## What you will do
Write out the data below in full, unchanged, minus the images.

## Material provided
* * * * *

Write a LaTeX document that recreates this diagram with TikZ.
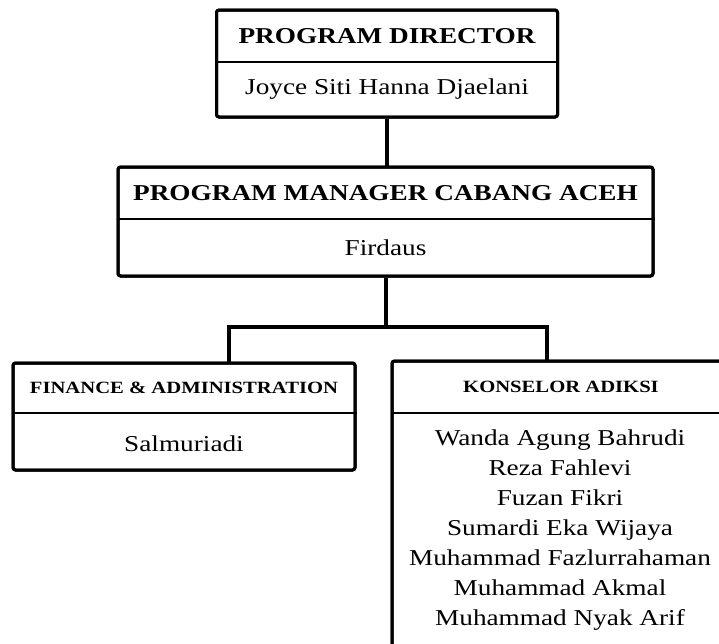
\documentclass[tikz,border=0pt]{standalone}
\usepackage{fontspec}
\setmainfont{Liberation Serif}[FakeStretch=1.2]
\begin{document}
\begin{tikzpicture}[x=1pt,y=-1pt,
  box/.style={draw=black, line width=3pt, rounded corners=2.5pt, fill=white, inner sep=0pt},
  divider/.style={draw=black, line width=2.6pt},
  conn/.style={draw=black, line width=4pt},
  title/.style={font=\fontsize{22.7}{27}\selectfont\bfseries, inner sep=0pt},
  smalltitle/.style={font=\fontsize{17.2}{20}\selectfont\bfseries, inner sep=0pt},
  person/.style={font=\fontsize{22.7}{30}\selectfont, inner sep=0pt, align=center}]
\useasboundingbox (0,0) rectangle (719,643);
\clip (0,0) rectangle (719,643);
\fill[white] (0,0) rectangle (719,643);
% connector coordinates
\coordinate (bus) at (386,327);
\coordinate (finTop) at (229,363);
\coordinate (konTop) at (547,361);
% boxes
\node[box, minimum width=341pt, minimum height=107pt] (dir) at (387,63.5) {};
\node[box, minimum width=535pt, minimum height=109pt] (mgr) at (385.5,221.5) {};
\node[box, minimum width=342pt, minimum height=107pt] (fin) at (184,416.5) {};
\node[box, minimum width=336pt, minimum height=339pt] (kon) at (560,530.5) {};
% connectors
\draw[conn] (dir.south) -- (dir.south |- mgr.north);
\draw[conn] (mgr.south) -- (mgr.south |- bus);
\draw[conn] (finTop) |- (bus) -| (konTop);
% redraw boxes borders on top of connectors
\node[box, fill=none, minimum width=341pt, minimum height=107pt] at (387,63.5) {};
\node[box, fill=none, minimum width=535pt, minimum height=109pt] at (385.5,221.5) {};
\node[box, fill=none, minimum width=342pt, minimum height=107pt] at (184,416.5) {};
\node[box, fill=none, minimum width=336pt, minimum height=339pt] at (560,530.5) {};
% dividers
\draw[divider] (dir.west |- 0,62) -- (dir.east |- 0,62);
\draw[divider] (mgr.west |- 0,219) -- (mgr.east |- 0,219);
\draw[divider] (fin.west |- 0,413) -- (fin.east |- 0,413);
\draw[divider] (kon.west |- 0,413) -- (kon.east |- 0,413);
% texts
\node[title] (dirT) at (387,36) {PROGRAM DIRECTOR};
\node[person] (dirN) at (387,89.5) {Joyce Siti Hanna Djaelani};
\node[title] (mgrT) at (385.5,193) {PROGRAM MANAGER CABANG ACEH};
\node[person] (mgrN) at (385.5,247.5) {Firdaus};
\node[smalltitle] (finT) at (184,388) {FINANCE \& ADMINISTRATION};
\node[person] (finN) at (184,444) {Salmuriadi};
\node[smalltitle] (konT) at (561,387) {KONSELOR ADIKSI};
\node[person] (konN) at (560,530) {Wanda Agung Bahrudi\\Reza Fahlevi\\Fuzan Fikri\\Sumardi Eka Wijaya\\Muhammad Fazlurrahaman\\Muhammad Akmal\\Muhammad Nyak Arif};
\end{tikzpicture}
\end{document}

* * * * *

## Response to this task
Write a LaTeX document that recreates this diagram with TikZ.
\documentclass[tikz,border=0pt]{standalone}
\usepackage{fontspec}
\setmainfont{Liberation Serif}[FakeStretch=1.2]
\begin{document}
\begin{tikzpicture}[x=1pt,y=-1pt,
  box/.style={draw=black, line width=3pt, rounded corners=2.5pt, fill=white, inner sep=0pt},
  divider/.style={draw=black, line width=2.6pt},
  conn/.style={draw=black, line width=4pt},
  title/.style={font=\fontsize{22.7}{27}\selectfont\bfseries, inner sep=0pt},
  smalltitle/.style={font=\fontsize{17.2}{20}\selectfont\bfseries, inner sep=0pt},
  person/.style={font=\fontsize{22.7}{30}\selectfont, inner sep=0pt, align=center}]
\useasboundingbox (0,0) rectangle (719,643);
\clip (0,0) rectangle (719,643);
\fill[white] (0,0) rectangle (719,643);
% connector coordinates
\coordinate (bus) at (386,327);
\coordinate (finTop) at (229,363);
\coordinate (konTop) at (547,361);
% boxes
\node[box, minimum width=341pt, minimum height=107pt] (dir) at (387,63.5) {};
\node[box, minimum width=535pt, minimum height=109pt] (mgr) at (385.5,221.5) {};
\node[box, minimum width=342pt, minimum height=107pt] (fin) at (184,416.5) {};
\node[box, minimum width=336pt, minimum height=339pt] (kon) at (560,530.5) {};
% connectors
\draw[conn] (dir.south) -- (dir.south |- mgr.north);
\draw[conn] (mgr.south) -- (mgr.south |- bus);
\draw[conn] (finTop) |- (bus) -| (konTop);
% redraw boxes borders on top of connectors
\node[box, fill=none, minimum width=341pt, minimum height=107pt] at (387,63.5) {};
\node[box, fill=none, minimum width=535pt, minimum height=109pt] at (385.5,221.5) {};
\node[box, fill=none, minimum width=342pt, minimum height=107pt] at (184,416.5) {};
\node[box, fill=none, minimum width=336pt, minimum height=339pt] at (560,530.5) {};
% dividers
\draw[divider] (dir.west |- 0,62) -- (dir.east |- 0,62);
\draw[divider] (mgr.west |- 0,219) -- (mgr.east |- 0,219);
\draw[divider] (fin.west |- 0,413) -- (fin.east |- 0,413);
\draw[divider] (kon.west |- 0,413) -- (kon.east |- 0,413);
% texts
\node[title] (dirT) at (387,36) {PROGRAM DIRECTOR};
\node[person] (dirN) at (387,89.5) {Joyce Siti Hanna Djaelani};
\node[title] (mgrT) at (385.5,193) {PROGRAM MANAGER CABANG ACEH};
\node[person] (mgrN) at (385.5,247.5) {Firdaus};
\node[smalltitle] (finT) at (184,388) {FINANCE \& ADMINISTRATION};
\node[person] (finN) at (184,444) {Salmuriadi};
\node[smalltitle] (konT) at (561,387) {KONSELOR ADIKSI};
\node[person] (konN) at (560,530) {Wanda Agung Bahrudi\\Reza Fahlevi\\Fuzan Fikri\\Sumardi Eka Wijaya\\Muhammad Fazlurrahaman\\Muhammad Akmal\\Muhammad Nyak Arif};
\end{tikzpicture}
\end{document}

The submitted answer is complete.